しかし次のような疑問は当然わいてくるだろう。ノンフィクションが小説や新聞記事とは違う独特なものだとして、その境界はどこにあるのか? それこそ際限のない問いになってしまうのではないか? 本書のねらいを述べた「はじめに」の部分で、武田はその問いを先取りしている。

 

本書ではノンフィクションとフィクションの境界を決定するような、つまりはノンフィクションとは何かを個々の作品を相手取って積極的かつ具体的に定義するような本質主義的なアプローチをしない。そうした神学論争に与することなく、作品より先にノンフィクションという概念がどのように成立したか、それをたどり直してゆく。

 

つまり武田が試みるのは個々の作品がノンフィクションか否かといった分類ではなく、「ノンフィクション」という概念に込められてきた主張を発掘することなのだ。その主張はノンフィクションという用語の普及に一役買った、筑摩書房の『世界ノンフィクション全集』をめぐる状況の考察を通して導き出されている。

 

この全集ははじめて「ノンフィクション」と銘打たれた全集だったが、編集方針が良くも悪くも一貫していた。特に評価されたのが一人称視点から語る内面の描写を特徴とする作品で、その後の全集に対する批評においてもノンフィクションの進むべき道は文学に近づく(=「人間の魂の内部」を描写する)ことだとされたのだ。こうしてノンフィクションには「人間性」の表現が期待されるようになった。そうした路線に進んだノンフィクションは開高健『輝ける闇』のような名作を生み出しはしたものの、一方では「人間性」の表現が極端に強調されることによって、事実性よりも抒情性が突出した要素と見なされるようにもなってしまった。

 

その問題点を分かりやすく示すのが、沢木耕太郎が試みた「私ノンフィクション」という方法である。
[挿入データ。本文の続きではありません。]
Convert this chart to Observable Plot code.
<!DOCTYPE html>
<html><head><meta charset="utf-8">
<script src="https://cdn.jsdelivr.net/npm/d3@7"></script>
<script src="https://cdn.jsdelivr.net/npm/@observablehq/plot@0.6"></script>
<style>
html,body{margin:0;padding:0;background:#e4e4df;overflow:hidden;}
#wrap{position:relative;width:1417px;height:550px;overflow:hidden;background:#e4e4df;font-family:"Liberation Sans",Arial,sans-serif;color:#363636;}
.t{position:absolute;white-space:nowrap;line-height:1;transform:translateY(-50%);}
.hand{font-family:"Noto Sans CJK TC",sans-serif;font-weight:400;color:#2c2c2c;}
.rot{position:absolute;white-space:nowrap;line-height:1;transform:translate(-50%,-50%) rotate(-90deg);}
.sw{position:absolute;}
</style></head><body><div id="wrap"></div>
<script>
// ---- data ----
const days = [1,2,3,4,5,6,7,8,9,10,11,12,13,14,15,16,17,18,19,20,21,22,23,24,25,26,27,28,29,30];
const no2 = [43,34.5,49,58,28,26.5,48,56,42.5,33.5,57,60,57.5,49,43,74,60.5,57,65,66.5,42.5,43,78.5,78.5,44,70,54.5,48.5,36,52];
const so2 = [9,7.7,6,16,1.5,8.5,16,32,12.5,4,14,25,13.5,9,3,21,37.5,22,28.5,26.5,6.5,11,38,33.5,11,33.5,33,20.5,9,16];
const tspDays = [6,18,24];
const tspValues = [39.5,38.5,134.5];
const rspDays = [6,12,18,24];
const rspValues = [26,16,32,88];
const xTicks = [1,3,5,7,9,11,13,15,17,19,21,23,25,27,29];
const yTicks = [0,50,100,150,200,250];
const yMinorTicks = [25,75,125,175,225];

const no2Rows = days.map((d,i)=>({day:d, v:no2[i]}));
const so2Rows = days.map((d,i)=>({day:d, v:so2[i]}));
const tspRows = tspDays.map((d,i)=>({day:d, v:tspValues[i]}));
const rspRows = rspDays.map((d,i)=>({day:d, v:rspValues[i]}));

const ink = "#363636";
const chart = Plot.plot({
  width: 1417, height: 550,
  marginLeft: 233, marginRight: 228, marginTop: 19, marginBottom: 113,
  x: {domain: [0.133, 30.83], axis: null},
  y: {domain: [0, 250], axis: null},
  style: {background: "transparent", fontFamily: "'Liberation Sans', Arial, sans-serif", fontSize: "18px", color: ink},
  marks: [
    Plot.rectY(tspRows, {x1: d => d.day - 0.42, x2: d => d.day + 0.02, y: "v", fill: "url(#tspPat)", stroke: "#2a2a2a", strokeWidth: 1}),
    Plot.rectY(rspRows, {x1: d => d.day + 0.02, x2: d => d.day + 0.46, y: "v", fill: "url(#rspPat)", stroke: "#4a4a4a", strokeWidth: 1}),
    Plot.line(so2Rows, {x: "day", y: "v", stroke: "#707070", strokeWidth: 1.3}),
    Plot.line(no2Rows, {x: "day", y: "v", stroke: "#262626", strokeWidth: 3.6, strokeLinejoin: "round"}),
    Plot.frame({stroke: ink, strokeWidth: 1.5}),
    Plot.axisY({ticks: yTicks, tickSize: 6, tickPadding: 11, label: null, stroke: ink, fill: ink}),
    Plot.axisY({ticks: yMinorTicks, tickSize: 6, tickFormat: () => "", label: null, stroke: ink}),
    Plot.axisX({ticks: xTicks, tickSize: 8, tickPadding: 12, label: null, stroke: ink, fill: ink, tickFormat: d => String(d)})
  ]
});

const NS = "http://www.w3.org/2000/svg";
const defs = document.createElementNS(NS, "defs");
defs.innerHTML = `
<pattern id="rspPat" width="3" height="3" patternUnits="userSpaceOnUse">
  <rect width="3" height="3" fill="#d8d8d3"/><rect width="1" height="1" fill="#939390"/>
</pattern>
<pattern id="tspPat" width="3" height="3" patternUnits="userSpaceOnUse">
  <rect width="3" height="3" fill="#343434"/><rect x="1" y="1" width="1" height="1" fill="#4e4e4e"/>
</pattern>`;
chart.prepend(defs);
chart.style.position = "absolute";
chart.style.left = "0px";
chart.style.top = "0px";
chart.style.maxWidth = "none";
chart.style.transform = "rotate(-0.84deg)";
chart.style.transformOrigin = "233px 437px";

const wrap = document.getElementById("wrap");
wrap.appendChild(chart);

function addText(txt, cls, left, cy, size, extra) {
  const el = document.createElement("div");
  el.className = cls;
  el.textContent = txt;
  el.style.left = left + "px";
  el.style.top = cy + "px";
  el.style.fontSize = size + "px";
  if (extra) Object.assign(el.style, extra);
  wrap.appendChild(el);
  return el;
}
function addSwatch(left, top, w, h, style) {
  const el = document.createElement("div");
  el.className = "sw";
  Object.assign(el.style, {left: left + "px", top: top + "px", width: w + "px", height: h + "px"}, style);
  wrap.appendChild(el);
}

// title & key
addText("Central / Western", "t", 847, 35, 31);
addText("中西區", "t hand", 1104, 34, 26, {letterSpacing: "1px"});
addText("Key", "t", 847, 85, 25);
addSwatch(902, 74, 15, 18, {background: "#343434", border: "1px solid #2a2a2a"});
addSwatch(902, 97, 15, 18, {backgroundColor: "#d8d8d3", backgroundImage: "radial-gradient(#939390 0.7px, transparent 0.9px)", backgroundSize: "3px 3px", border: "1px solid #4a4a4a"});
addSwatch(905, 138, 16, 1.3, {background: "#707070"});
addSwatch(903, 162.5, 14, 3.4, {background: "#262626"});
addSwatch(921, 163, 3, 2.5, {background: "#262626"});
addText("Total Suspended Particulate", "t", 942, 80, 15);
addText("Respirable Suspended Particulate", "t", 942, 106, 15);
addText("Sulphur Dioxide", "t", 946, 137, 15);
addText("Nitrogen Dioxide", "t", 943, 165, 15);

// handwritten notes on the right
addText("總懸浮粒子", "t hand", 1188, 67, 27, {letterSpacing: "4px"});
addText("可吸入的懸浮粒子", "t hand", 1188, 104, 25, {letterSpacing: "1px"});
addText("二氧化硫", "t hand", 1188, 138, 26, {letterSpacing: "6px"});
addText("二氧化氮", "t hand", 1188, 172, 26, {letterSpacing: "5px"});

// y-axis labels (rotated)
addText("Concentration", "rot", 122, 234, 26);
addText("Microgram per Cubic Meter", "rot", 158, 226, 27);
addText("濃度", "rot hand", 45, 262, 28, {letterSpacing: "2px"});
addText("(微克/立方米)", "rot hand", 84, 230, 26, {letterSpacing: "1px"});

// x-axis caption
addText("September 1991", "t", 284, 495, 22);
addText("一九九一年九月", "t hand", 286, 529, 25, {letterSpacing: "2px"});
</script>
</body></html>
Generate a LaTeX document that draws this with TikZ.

語り手=作者の「私」が見たことのみを記述する「私ノンフィクション」では、「事実」が「反証可能性」を失ってしまう。つまり語られたことが事実であるか否かを知っているのは作者だけであり、読者がそれを吟味したり、反駁したり、証明したりといった手続きはあり得ないことになってしまうのだ。そのときノンフィクションは最低限の事実性という倫理も失ってしまうことになるだろう。

 

このようにノンフィクションの衰退を追った武田が新たな可能性として取り出すのが、田中康夫の小説『なんとなく、クリスタル』やケータイ小説だ。これは一見奇妙だが、理由が詳しく説明されている。武田は『なんとなく、クリスタル』が膨大な注を付けることで「細部において『東京の都市空間が崩壊し、単なる記号の集積と化し』ている現実を示した」ために「小説スタイルを借りて現実を描写した」ものであり、ケータイ小説も同様に「細部に現実を直示する記号を配している」、「『操作ログ』を描き込んだ細部において、ケータイの利用方法によって浮かび上がるリアルな人間関係を描いた」のだと述べる。また両者には固有名詞の有無という、現実を指示する効果に大きく関わる違いもあるのだが、武田はこの差自体にも現実とのつながりを見出す。

 

フィクションの中に現実を直示する回路を開くという同じルポルタージュ文学の手法で書かれた『なんとなく、クリスタル』と『恋空』だが、そこに描かれた世界はあまりにも異なる。それぞれが成立した約二〇年間の時差の中で、日本社会に「相転移」をもたらすような大きな変化が訪れたことを、両作品はルポルタージュ文学として、作者の意図すら超えて、示しているのだろう。

 

ふつう事実との関係と言えば「作品が事実に基づいているか否か」が議論になるが、ここでは「作者の意図すら超えて」と言われているように、もはや意識的に基づいているかどうかという点が注目されているわけではない。ノンフィクションについて言われてきた「事実との関係」を捉えるレベルが変っている。現実との「回路」をつなぐ役割を果たすのが作者ではなく、読者になっているのだ。

 

読者が「ノンフィクション」を通して現実を新たに発見するとき、その現実は新聞記事が書くような既にあった出来事とは異なるものになっている。読者が読むごとに新たな見方の下で照らし出される出来事だ。そうした過程を通して、現実が既に決定されてしまったものではなく、見方によって変化しうることを示すところに「ノンフィクション」の価値はあるのではないか。そして読者がその現実の中で生きる人間であるとすれば、「人間性」もまた一つではない。一度は堕落を導いた指針だったとしても、「人間性」の追究は「ノンフィクション」の可能性としてまだ意味を持っているのだ。